‘Show, not tell’ is probably the best tip you can give anyone who wants to write; and the most difficult thing to achieve.
‘Show, not tell’ is probably the best tip you can give anyone who wants to write; and the most difficult thing to achieve. It’s so tempting to stuff everything in, to give away all the evidence too soon or describe every last detail down to the colour of the gunman’s eyes, just to make sure that your readers have followed the plot. It’s an even more difficult technique to master in a radio play, where you might think that ‘telling’ is what matters. How else can your listeners understand what on earth is going on when they have no visual clues? But as any fan of radio drama knows, it’s what’s left out that counts; the absence of information gives the listener licence to invent, filling in the blank spaces with your own imagined scenarios. (It’s like sitting on the Tube or bus and wondering about the life story of the person squashed right up against your ear.)

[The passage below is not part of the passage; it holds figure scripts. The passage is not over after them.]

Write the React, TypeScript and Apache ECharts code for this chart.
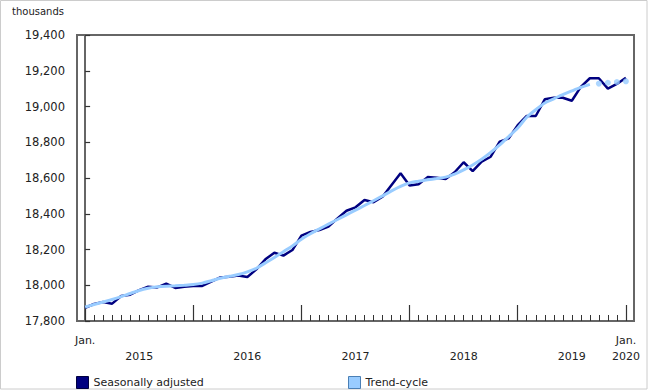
import React, { useEffect, useRef } from "react";
import * as echarts from "echarts";

// Monthly, January 2015 to January 2020 (thousands)
const yearLabels = ["2015", "2016", "2017", "2018", "2019", "2020"];
const firstMonthLabel = "Jan.";

const seasonallyAdjusted = [
  17874, 17895, 17906, 17897, 17940, 17947, 17973, 17992, 17988, 18009, 17985, 17992,
  17996, 17996, 18020, 18044, 18048, 18055, 18046, 18089, 18145, 18182, 18166, 18197,
  18278, 18298, 18309, 18328, 18374, 18417, 18436, 18477, 18464, 18495, 18561, 18626,
  18558, 18565, 18605, 18602, 18594, 18632, 18688, 18639, 18691, 18719, 18803, 18822,
  18896, 18947, 18947, 19040, 19049, 19049, 19032, 19110, 19158, 19158, 19100, 19126, 19161,
];

// Trend-cycle, Jan 2015 – Sep 2019 (solid line)
const trendCycle = [
  17878, 17892, 17906, 17920, 17936, 17954, 17971, 17983, 17991, 17995, 17997, 18000,
  18004, 18012, 18025, 18039, 18050, 18060, 18075, 18095, 18125, 18155, 18188, 18220,
  18258, 18288, 18315, 18342, 18368, 18394, 18420, 18446, 18473, 18500, 18528, 18553,
  18573, 18582, 18590, 18597, 18605, 18622, 18645, 18673, 18705, 18743, 18785, 18832,
  18880, 18940, 18982, 19020, 19043, 19066, 19087, 19107, 19124,
];
// Trend-cycle, Oct 2019 – Jan 2020 (latest estimates, dots)
const trendCycleLatest = [19128, 19133, 19137, 19141];

const FONT = "'DejaVu Sans', Verdana, sans-serif";
const DARK = "#000080";
const LIGHT = "#99ccff";
const AXIS = "#666666";

export default function App() {
  const ref = useRef<HTMLDivElement>(null);

  useEffect(() => {
    if (!ref.current) return;
    const chart = echarts.init(ref.current, null, { renderer: "svg" });

    const saData = seasonallyAdjusted.map((v, i) => [i, v]);
    const trendData = trendCycle.map((v, i) => [i, v]);
    const latestData = trendCycleLatest.map((v, i) => [trendCycle.length + i, v]);
    const lastIndex = seasonallyAdjusted.length - 1;

    const monthTicks = seasonallyAdjusted.map((_, i) => i).filter((i) => i % 12 !== 0);
    const yearTicks = yearLabels.map((_, k) => k * 12);
    const labelValues = [0, ...yearLabels.slice(0, -1).map((_, k) => k * 12 + 6), lastIndex];

    const xMin = -0.9;
    const xMax = lastIndex + 0.9;

    chart.setOption({
      animation: false,
      backgroundColor: "#ffffff",
      textStyle: { fontFamily: FONT },
      title: {
        text: "thousands",
        left: 12,
        top: 6,
        padding: 0,
        textStyle: { fontSize: 10, fontWeight: "normal", fontFamily: FONT, color: "#222" },
      },
      graphic: [
        {
          type: "rect",
          shape: { x: 0.5, y: 0.5, width: 646.5, height: 388.5 },
          style: { fill: "none", stroke: "#cccccc", lineWidth: 1 },
          silent: true,
        },
      ],
      grid: {
        left: 77,
        right: 16,
        top: 35,
        bottom: 71,
        show: true,
        borderColor: AXIS,
        borderWidth: 2,
        containLabel: false,
      },
      legend: [
        {
          data: [
            {
              name: "Seasonally adjusted",
              icon: "rect",
              itemStyle: { color: DARK, borderColor: "#000040", borderWidth: 1 },
            },
          ],
          left: 76,
          top: 376,
          padding: 0,
          itemWidth: 12,
          itemHeight: 12,
          selectedMode: false,
          textStyle: { fontFamily: FONT, fontSize: 11, color: "#222" },
        },
        {
          data: [
            {
              name: "Trend-cycle",
              icon: "rect",
              itemStyle: { color: LIGHT, borderColor: "#4a7fb5", borderWidth: 1 },
            },
          ],
          left: 348,
          top: 376,
          padding: 0,
          itemWidth: 12,
          itemHeight: 12,
          selectedMode: false,
          textStyle: { fontFamily: FONT, fontSize: 11, color: "#222" },
        },
      ],
      xAxis: [
        {
          type: "value",
          min: xMin,
          max: xMax,
          position: "bottom",
          axisLine: { show: true, lineStyle: { color: AXIS, width: 2 } },
          axisTick: {
            show: true,
            inside: true,
            length: 6,
            customValues: monthTicks,
            lineStyle: { color: "#333", width: 1 },
          },
          axisLabel: { show: false },
          splitLine: { show: false },
        },
        {
          type: "value",
          min: xMin,
          max: xMax,
          position: "bottom",
          offset: 0,
          axisLine: { show: false },
          axisTick: {
            show: true,
            inside: true,
            length: 16,
            customValues: yearTicks,
            lineStyle: { color: "#333", width: 1.2 },
          },
          axisLabel: {
            show: true,
            customValues: labelValues,
            margin: 11,
            fontFamily: FONT,
            fontSize: 11,
            color: "#222",
            lineHeight: 16,
            formatter: (value: number) => {
              if (value === 0) return firstMonthLabel;
              if (value === lastIndex) return firstMonthLabel + "\n" + yearLabels[yearLabels.length - 1];
              return "\n" + yearLabels[Math.floor(value / 12)];
            },
          },
          splitLine: { show: false },
        },
      ],
      yAxis: {
        type: "value",
        min: 17800,
        max: 19400,
        interval: 200,
        axisLine: { show: true, lineStyle: { color: AXIS, width: 2 } },
        axisTick: { show: true, inside: true, length: 5, lineStyle: { color: "#333", width: 1.2 } },
        axisLabel: {
          margin: 12,
          fontFamily: FONT,
          fontSize: 11.5,
          color: "#222",
          formatter: (v: number) => v.toLocaleString("en-US"),
        },
        splitLine: { show: false },
      },
      series: [
        {
          name: "Seasonally adjusted",
          type: "line",
          xAxisIndex: 0,
          data: saData,
          symbol: "none",
          lineStyle: { color: DARK, width: 2.5 },
          itemStyle: { color: DARK },
          z: 2,
        },
        {
          name: "Trend-cycle",
          type: "line",
          xAxisIndex: 0,
          data: trendData,
          symbol: "none",
          smooth: 0.3,
          lineStyle: { color: LIGHT, width: 3 },
          itemStyle: { color: LIGHT },
          z: 3,
        },
        {
          name: "Trend-cycle",
          type: "scatter",
          xAxisIndex: 0,
          data: latestData,
          symbol: "circle",
          symbolSize: 6,
          itemStyle: { color: LIGHT },
          z: 3,
        },
      ],
    });

    return () => {
      chart.dispose();
    };
  }, []);

  return (
    <div
      ref={ref}
      style={{ position: "fixed", left: 0, top: 0, width: 650, height: 392, background: "#fff" }}
    />
  );
}
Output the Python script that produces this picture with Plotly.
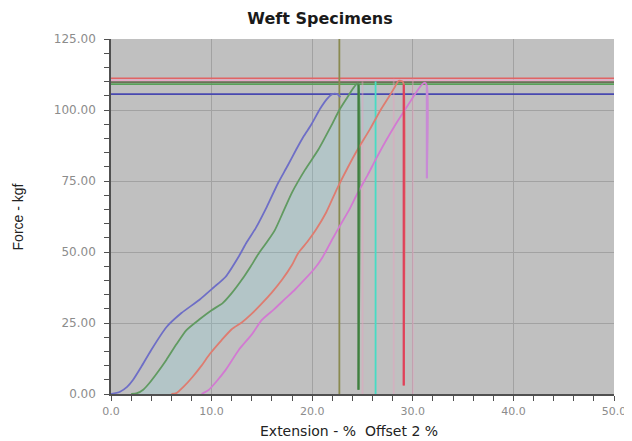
import plotly.graph_objects as go
import numpy as np

# ---- data ----
blue_x = [0.0, 0.9, 1.6, 2.2, 3.0, 4.0, 5.5, 7.0, 8.8, 10.2, 11.4, 12.7, 13.5, 14.4, 15.5, 16.6, 17.5, 18.4, 19.2, 19.9, 20.8, 21.5, 22.0, 22.5, 22.8]
blue_y = [0.0, 0.8, 2.5, 5.0, 9.5, 15.5, 23.5, 28.5, 33.2, 37.5, 41.3, 48.4, 53.5, 58.5, 66.0, 74.2, 80.0, 86.0, 91.0, 94.8, 100.5, 104.0, 105.6, 105.6, 104.5]

green_x = [2.0, 2.6, 3.2, 3.8, 4.6, 5.5, 6.5, 7.5, 8.8, 10.0, 11.1, 12.0, 13.0, 13.9, 14.7, 15.5, 16.3, 17.1, 18.0, 19.3, 20.6, 21.9, 22.7, 23.5, 24.1, 24.5, 24.6, 24.6]
green_y = [0.0, 0.3, 1.5, 3.8, 7.5, 12.0, 17.5, 22.5, 26.3, 29.5, 32.0, 35.5, 40.2, 45.0, 49.6, 53.5, 57.8, 64.0, 71.0, 79.0, 86.0, 94.5, 100.0, 104.5, 107.8, 109.4, 109.0, 1.5]

red_x = [6.0, 6.5, 7.2, 8.1, 9.0, 9.8, 11.0, 12.0, 13.0, 14.0, 15.0, 16.0, 17.0, 18.0, 18.6, 19.5, 20.4, 21.4, 22.5, 23.5, 24.5, 25.7, 26.8, 27.6, 28.2, 28.6, 29.0, 29.1, 29.1]
red_y = [0.0, 0.3, 2.5, 6.0, 10.0, 14.0, 19.0, 22.8, 25.2, 28.3, 31.9, 35.8, 40.2, 45.5, 49.6, 53.5, 58.0, 64.0, 72.5, 79.5, 86.0, 93.0, 100.0, 104.5, 108.0, 110.3, 110.0, 109.0, 3.0]

magenta_x = [9.0, 9.7, 10.5, 11.4, 12.7, 14.0, 15.0, 16.2, 17.3, 18.3, 19.3, 20.2, 21.0, 22.0, 22.8, 23.7, 24.5, 25.5, 26.3, 27.3, 28.3, 29.3, 30.2, 30.8, 31.2, 31.4, 31.4]
magenta_y = [0.0, 1.4, 4.5, 8.5, 15.5, 21.0, 26.1, 29.8, 33.5, 36.8, 40.5, 44.0, 48.0, 54.5, 59.5, 65.0, 70.7, 77.0, 82.5, 89.0, 95.0, 100.5, 105.5, 108.5, 109.6, 108.5, 76.0]

# peak-load reference lines (kgf) and break-extension lines (%)
peak_loads = [111.2, 110.5, 109.8, 109.1, 105.6]
peak_colors = ["#e06464", "#e8a8c8", "#6e6e58", "#58a058", "#4848b0"]

break_ext = [22.7, 25.0, 26.3, 28.1, 30.0]
break_top = [125.0, 110.0, 110.0, 111.0, 111.0]
break_colors = ["#8a8a50", "rgba(232,160,190,0.45)", "#46dcc4", "rgba(232,160,190,0.45)", "rgba(232,160,190,0.45)"]

cyan_edge = 26.3

x_ticks = [0, 10, 20, 30, 40, 50]
y_ticks = [0, 25, 50, 75, 100, 125]

fig = go.Figure()

# cyan tinted band between green and red specimens
gx = np.array(green_x)
gy = np.array(green_y)
pk = int(np.argmax(gy))
rx = np.array(red_x)
ry = np.array(red_y)
rmask = (rx <= cyan_edge) & (np.arange(len(rx)) < int(np.argmax(ry)))
poly_x = list(gx[:pk + 1]) + [cyan_edge, cyan_edge] + list(rx[rmask][::-1])
poly_y = list(gy[:pk + 1]) + [gy[pk], float(np.interp(cyan_edge, rx[rmask], ry[rmask]))] + list(ry[rmask][::-1])
fig.add_trace(go.Scatter(x=poly_x, y=poly_y, fill="toself", mode="none",
                         fillcolor="rgba(130,215,225,0.22)", hoverinfo="skip", showlegend=False))

# horizontal peak-load lines
for v, c in zip(peak_loads, peak_colors):
    fig.add_trace(go.Scatter(x=[0, 50], y=[v, v], mode="lines",
                             line=dict(color=c, width=1.6), showlegend=False, hoverinfo="skip"))

# vertical break lines
for v, top, c in zip(break_ext, break_top, break_colors):
    fig.add_trace(go.Scatter(x=[v, v], y=[0, top], mode="lines",
                             line=dict(color=c, width=1.8), showlegend=False, hoverinfo="skip"))

# specimen curves
curves = [
    (blue_x, blue_y, "#6e6ec6"),
    (green_x, green_y, "#619a61"),
    (red_x, red_y, "#de7c70"),
    (magenta_x, magenta_y, "#d27ad2"),
]
for xs, ys, c in curves:
    fig.add_trace(go.Scatter(x=xs, y=ys, mode="lines", line=dict(color=c, width=1.8, shape="spline", smoothing=0.6),
                             showlegend=False))

# emphasise the breaking drops
fig.add_trace(go.Scatter(x=green_x[-2:], y=green_y[-2:], mode="lines", line=dict(color="#3f7f3f", width=2.2), showlegend=False))
fig.add_trace(go.Scatter(x=red_x[-2:], y=red_y[-2:], mode="lines", line=dict(color="#e0405a", width=2.2), showlegend=False))
fig.add_trace(go.Scatter(x=magenta_x[-2:], y=magenta_y[-2:], mode="lines", line=dict(color="#c88ad6", width=2.2), showlegend=False))

tick_font = dict(family="DejaVu Sans, sans-serif", size=12, color="#8c8c8c")
xtick_font = dict(family="DejaVu Sans, sans-serif", size=11, color="#8c8c8c")

fig.update_layout(
    width=624, height=433,
    margin=dict(l=103, r=18, t=31, b=47),
    paper_bgcolor="white",
    plot_bgcolor="#c0c0c0",
    title=dict(text="<b>Weft Specimens</b>", x=0.5, xanchor="center", y=0.99, yanchor="top",
               font=dict(family="DejaVu Sans, sans-serif", size=16, color="#1a1a1a")),
    xaxis=dict(range=[0, 50], tickvals=x_ticks, tickformat=".1f", tickfont=xtick_font, automargin=False,
               showgrid=True, gridcolor="#a2a2a2", gridwidth=1, zeroline=False,
               showline=True, linecolor="#505050", linewidth=1.5,
               ticks="outside", ticklen=5, tickcolor="#505050", ticklabelstandoff=1,
               minor=dict(dtick=2, ticks="outside", ticklen=5, tickcolor="#505050", showgrid=False)),
    yaxis=dict(range=[0, 125], tickvals=y_ticks, tickformat=".2f", tickfont=tick_font, automargin=False,
               showgrid=True, gridcolor="#a2a2a2", gridwidth=1, zeroline=False,
               showline=True, linecolor="#505050", linewidth=1.5,
               ticks="outside", ticklen=5, tickcolor="#505050", ticklabelstandoff=6,
               minor=dict(dtick=5, ticks="outside", ticklen=5, tickcolor="#505050", showgrid=False)),
    annotations=[
        dict(text="Extension - %  Offset 2 %", xref="paper", yref="paper", x=0.473, y=-0.104,
             xanchor="center", yanchor="middle", showarrow=False,
             font=dict(family="DejaVu Sans, sans-serif", size=14, color="#222")),
        dict(text="Force - kgf", xref="paper", yref="paper", x=-0.185, y=0.5, textangle=-90,
             xanchor="center", yanchor="middle", showarrow=False,
             font=dict(family="Liberation Sans, Arial, sans-serif", size=14, color="#222")),
    ],
)

fig.write_html("out.html")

The winning playwright in this year’s Imison Award (given to the best original script by a writer new to radio, organised by the Society of Authors in memory of the great champion of radio drama, Richard Imison) kept us guessing until the end of her play, and even then left us with a conundrum: ‘Whatever happens we’re not going to know what happened or why.’ It takes guts in a writer to abandon your listeners just at the point when they need you most, to resolve everything neatly and provide them with an upbeat ending on which to finish the ironing, or struggle round the M25.